__Source material__
════════════════════
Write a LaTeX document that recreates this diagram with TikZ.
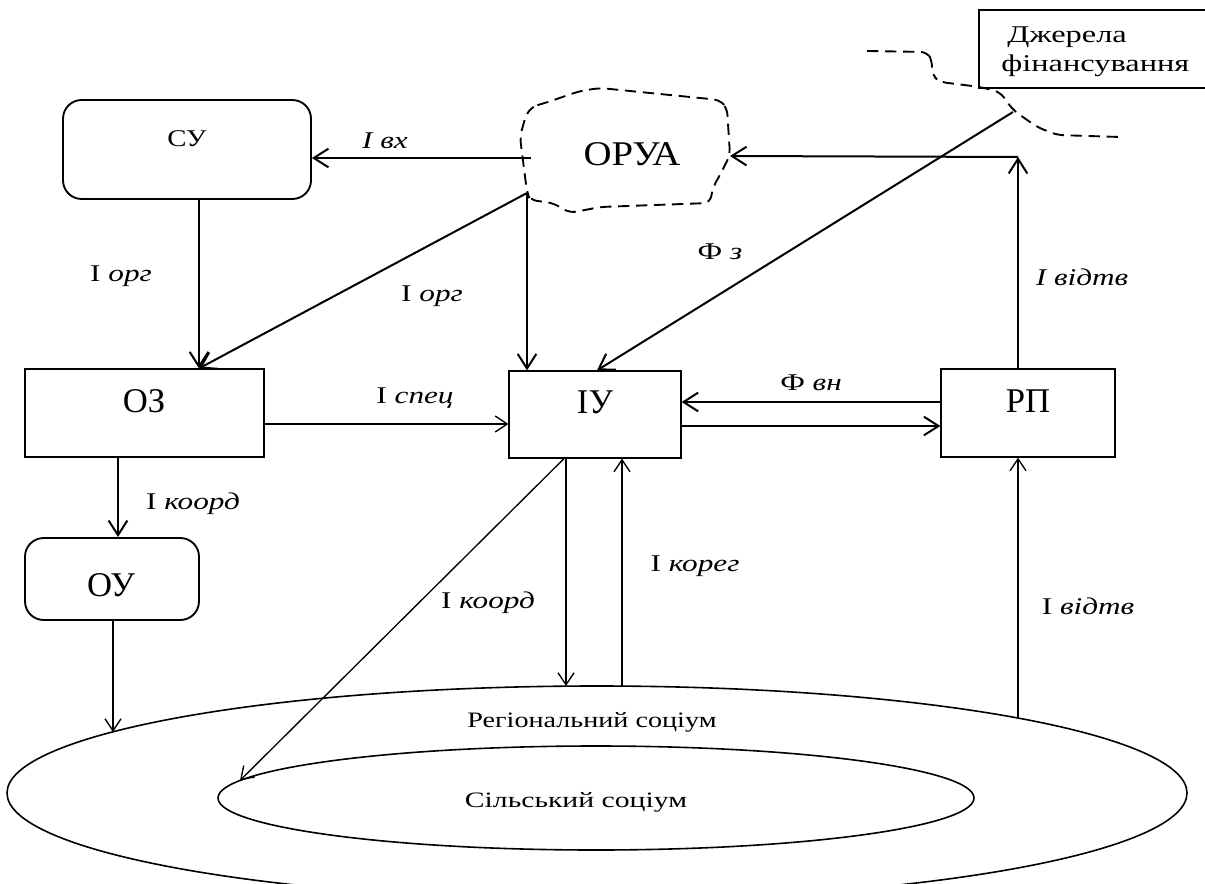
\documentclass[tikz,border=0pt]{standalone}
\usepackage{fontspec}
\usepackage{graphicx}
\setmainfont{Liberation Serif}
\usetikzlibrary{arrows.meta,shapes.geometric}
\newdimen\px \px=0.75pt
\newcommand\hs[2][1.3]{\scalebox{#1}[1]{#2}}
\tikzset{
  box/.style={draw, line width=0.9pt, inner sep=0pt},
  rbox/.style={draw, line width=1.4pt, rounded corners=14pt, inner sep=0pt},
  big/.style={font=\fontsize{26}{28}\selectfont, inner sep=0pt},
  lab/.style={font=\fontsize{18}{20}\selectfont, inner sep=0pt},
  arr/.style={-{Straight Barb[length=11pt,width=14pt]}, line width=1.5pt},
  arrthin/.style={-{Straight Barb[length=9pt,width=12pt]}, line width=1pt},
  dsh/.style={line width=1.4pt, dash pattern=on 8.5pt off 5pt, rounded corners=5pt},
}
\begin{document}
\begin{tikzpicture}[x=0.75pt,y=-0.75pt]
\useasboundingbox (0,0) rectangle (1205,884);

% boxes
\node[rbox, minimum width=248\px, minimum height=99\px] (su) at (187,149.5) {};
\node[lab] (suT) at (187,139) {\hs[1.2]{СУ}};
\node[box, minimum width=239\px, minimum height=88\px] (oz) at (144.5,413) {};
\node[big] (ozT) at (144,401) {ОЗ};
\node[rbox, minimum width=174\px, minimum height=82\px] (ou) at (112,579) {};
\node[big] (ouT) at (111,585) {ОУ};
\node[box, minimum width=172\px, minimum height=87\px] (iu) at (595,414.5) {};
\node[big] (iuT) at (595,402) {ІУ};
\node[box, minimum width=174\px, minimum height=88\px] (rp) at (1028,413) {};
\node[big] (rpT) at (1028,401) {РП};

% sources box (cut by the right edge)
\node[box, minimum width=240\px, minimum height=78\px] (dzh) at (1099,49) {};
\node[lab, anchor=base west] (dzh1) at (1007,43) {\hs[1.35]{Джерела}};
\node[lab, anchor=base west] (dzh2) at (1001,72) {\hs[1.35]{фінансування}};

% ОРУА cloud
\draw[dsh] (531,107) -- (545,103) -- (580,91) -- (600,88) -- (720,100) -- (727,108)
  -- (730,155) -- (720,175) -- (713,187) -- (710,203) -- (600,207) -- (570,213)
  -- (553,203) -- (530,200) -- (527,192) -- (522,153) -- (520,137) -- (525,118) -- cycle;
\node[big] (orua) at (632,154) {\hs[1.12]{ОРУА}};
\coordinate (oruaW) at (531,158);
\coordinate (oruaSW) at (527,193);
\coordinate (oruaE) at (730,156);

% dashed boundary near sources
\draw[dsh] (867,51) -- (927,52) -- (932,60) -- (932,75) -- (940,82) -- (980,87)
  -- (1000,92) -- (1013,110) -- (1037,127) -- (1057,135) -- (1120,137);
\coordinate (dzhA) at (1013,112);

% ellipses
\node[draw, ellipse, line width=1.2pt, minimum width=1180\px, minimum height=214\px, inner sep=0pt] (reg) at (597,793) {};
\node[draw, ellipse, line width=1.2pt, minimum width=756\px, minimum height=104\px, inner sep=0pt] (sil) at (596,798) {};
\node[lab] (regT) at (592,722) {\hs[1.28]{\fontsize{16.5}{18}\selectfont Регіональний соціум}};
\node[lab] (silT) at (576,802) {\hs[1.35]{\fontsize{16.5}{18}\selectfont Сільський соціум}};
\coordinate (regA) at (113,732);
\coordinate (regB) at (566,686);
\coordinate (regC) at (622,686.5);
\coordinate (regD) at (1018,718);
\coordinate (silA) at (240,780.5);
\coordinate (rpC) at (1018,157);

% connectors
\draw[arr] (oruaW) -- (su.east |- oruaW);
\draw[arr] (su.south -| 199,0) -- (oz.north -| 199,0);
\draw[arr] (oruaSW) -- (oz.north -| 199,0);
\draw[arr] (oruaSW) -- (iu.north -| oruaSW);
\draw[arr] (dzhA) -- (iu.north -| 597,0);
\draw[arr] (rp.north -| rpC) -- (rpC);
\draw[arr] (rpC) -- (oruaE);
\draw[arrthin] (oz.east |- 0,424) -- (iu.west |- 0,424);
\draw[arr] (rp.west |- 0,402) -- (iu.east |- 0,402);
\draw[arr] (iu.east |- 0,426) -- (rp.west |- 0,426);
\draw[arr] (oz.south -| 118,0) -- (ou.north -| 118,0);
\draw[arrthin] (ou.south -| regA) -- (regA);
\draw[arrthin] (iu.south -| 564,0) -- (silA);
\draw[arrthin] (iu.south -| regB) -- (regB);
\draw[arrthin] (regC) -- (iu.south -| regC);
\draw[arrthin] (regD) -- (rp.south -| regD);

% labels
\node[lab] (l1) at (385,141) {\hs{\textit{І вх}}};
\node[lab] (l2) at (121,276) {\hs{І \textit{орг}}};
\node[lab] (l3) at (432,296) {\hs{І \textit{орг}}};
\node[lab] (l4) at (720,252) {\hs{Ф \textit{з}}};
\node[lab] (l5) at (1082,277) {\hs{\textit{І відтв}}};
\node[lab] (l6) at (415,398) {\hs{І \textit{спец}}};
\node[lab] (l7) at (811,383) {\hs{Ф \textit{вн}}};
\node[lab] (l8) at (193,504) {\hs{І \textit{коорд}}};
\node[lab] (l9) at (488,603) {\hs{І \textit{коорд}}};
\node[lab] (l10) at (695,566) {\hs{І \textit{корег}}};
\node[lab] (l11) at (1088,606) {\hs{І \textit{відтв}}};
\end{tikzpicture}
\end{document}
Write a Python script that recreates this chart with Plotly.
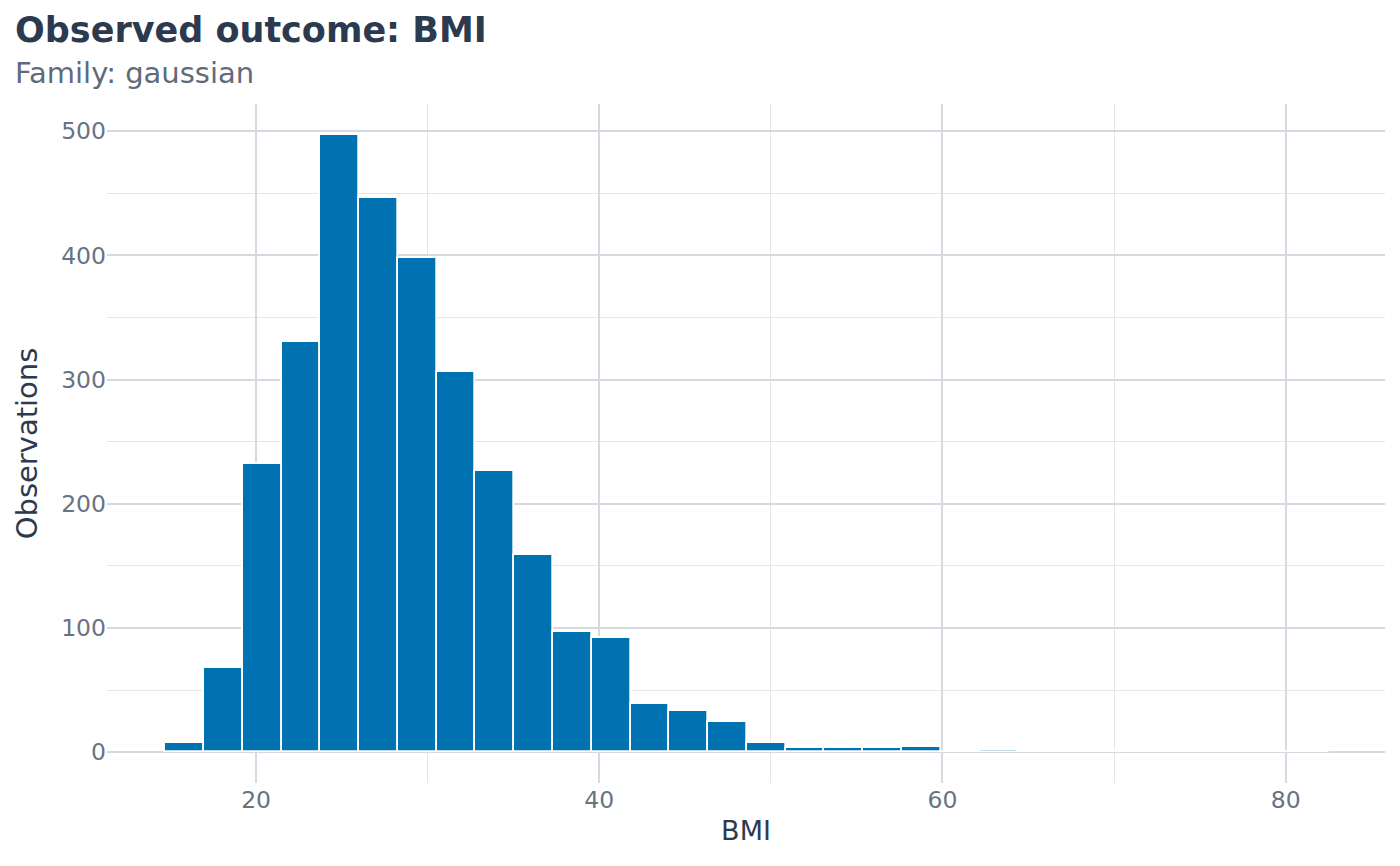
import numpy as np
import plotly.graph_objects as go

# histogram of BMI, 30 bins
bin_start = 14.7
bin_width = 2.26
counts = [7, 68, 232, 330, 497, 446, 398, 306, 226, 159,
          97, 92, 39, 33, 24, 7, 3, 3, 3, 4,
          0, 2, 0, 0, 0, 0, 0, 0, 0, 0]

x_ticks = [20, 40, 60, 80]
y_ticks = [0, 100, 200, 300, 400, 500]

centers = bin_start + bin_width * (np.arange(len(counts)) + 0.5)

title_col = "#2c3a4f"
sub_col = "#5f6b7b"
tick_col = "#687384"
grid_major = "#d6d9e0"
grid_minor = "#e4e6eb"

# page body has an 8px margin, so the figure is a bit smaller than the window
W, H = 1384, 850

fig = go.Figure()
fig.add_trace(go.Bar(
    x=centers, y=counts, width=bin_width,
    marker=dict(color="#0072b2", line=dict(color="white", width=1.7)),
    hoverinfo="x+y", showlegend=False,
))

lo = bin_start
hi = bin_start + bin_width * len(counts)
pad = (hi - lo) * 0.05
ypad = max(counts) * 0.05

fig.update_layout(
    width=W, height=H,
    paper_bgcolor="white", plot_bgcolor="white",
    font=dict(family="DejaVu Sans", color=tick_col),
    margin=dict(l=99, r=7, t=96, b=75),
    bargap=0,
    title=dict(text="<b>Observed outcome: BMI</b>", font=dict(size=35, color=title_col),
               x=7 / W, xref="container", xanchor="left",
               y=1 - 9 / H, yref="container", yanchor="top"),
    annotations=[dict(text="Family: gaussian", xref="paper", yref="paper",
                      x=-94 / 1278, y=1 + 30.5 / 679, xanchor="left", yanchor="middle",
                      showarrow=False, font=dict(size=29, color=sub_col))],
    xaxis=dict(range=[lo - pad, hi + pad - 0.1], tickvals=x_ticks, showline=False, zeroline=False,
               showgrid=True, gridcolor=grid_major, gridwidth=2, ticks="",
               tickfont=dict(size=23.5, color=tick_col),
               minor=dict(dtick=10, tick0=0, showgrid=True, gridcolor=grid_minor, gridwidth=1),
               title=dict(text="BMI", font=dict(size=27, color=title_col), standoff=8)),
    yaxis=dict(range=[-ypad, max(counts) + ypad], tickvals=y_ticks, showline=False, zeroline=False,
               showgrid=True, gridcolor=grid_major, gridwidth=2, ticks="",
               tickfont=dict(size=23.5, color=tick_col),
               minor=dict(dtick=50, tick0=0, showgrid=True, gridcolor=grid_minor, gridwidth=1),
               title=dict(text="Observations", font=dict(size=29, color=title_col), standoff=14)),
)

fig.write_html("out.html")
════════════════════
__Task instructions__
Skip the pictures and quote each line of the entries above, from the first through the line with "(0,0) rectangle (1205,884);", exactly as it appears.

__Full output__
Write a LaTeX document that recreates this diagram with TikZ.
\documentclass[tikz,border=0pt]{standalone}
\usepackage{fontspec}
\usepackage{graphicx}
\setmainfont{Liberation Serif}
\usetikzlibrary{arrows.meta,shapes.geometric}
\newdimen\px \px=0.75pt
\newcommand\hs[2][1.3]{\scalebox{#1}[1]{#2}}
\tikzset{
  box/.style={draw, line width=0.9pt, inner sep=0pt},
  rbox/.style={draw, line width=1.4pt, rounded corners=14pt, inner sep=0pt},
  big/.style={font=\fontsize{26}{28}\selectfont, inner sep=0pt},
  lab/.style={font=\fontsize{18}{20}\selectfont, inner sep=0pt},
  arr/.style={-{Straight Barb[length=11pt,width=14pt]}, line width=1.5pt},
  arrthin/.style={-{Straight Barb[length=9pt,width=12pt]}, line width=1pt},
  dsh/.style={line width=1.4pt, dash pattern=on 8.5pt off 5pt, rounded corners=5pt},
}
\begin{document}
\begin{tikzpicture}[x=0.75pt,y=-0.75pt]
\useasboundingbox (0,0) rectangle (1205,884);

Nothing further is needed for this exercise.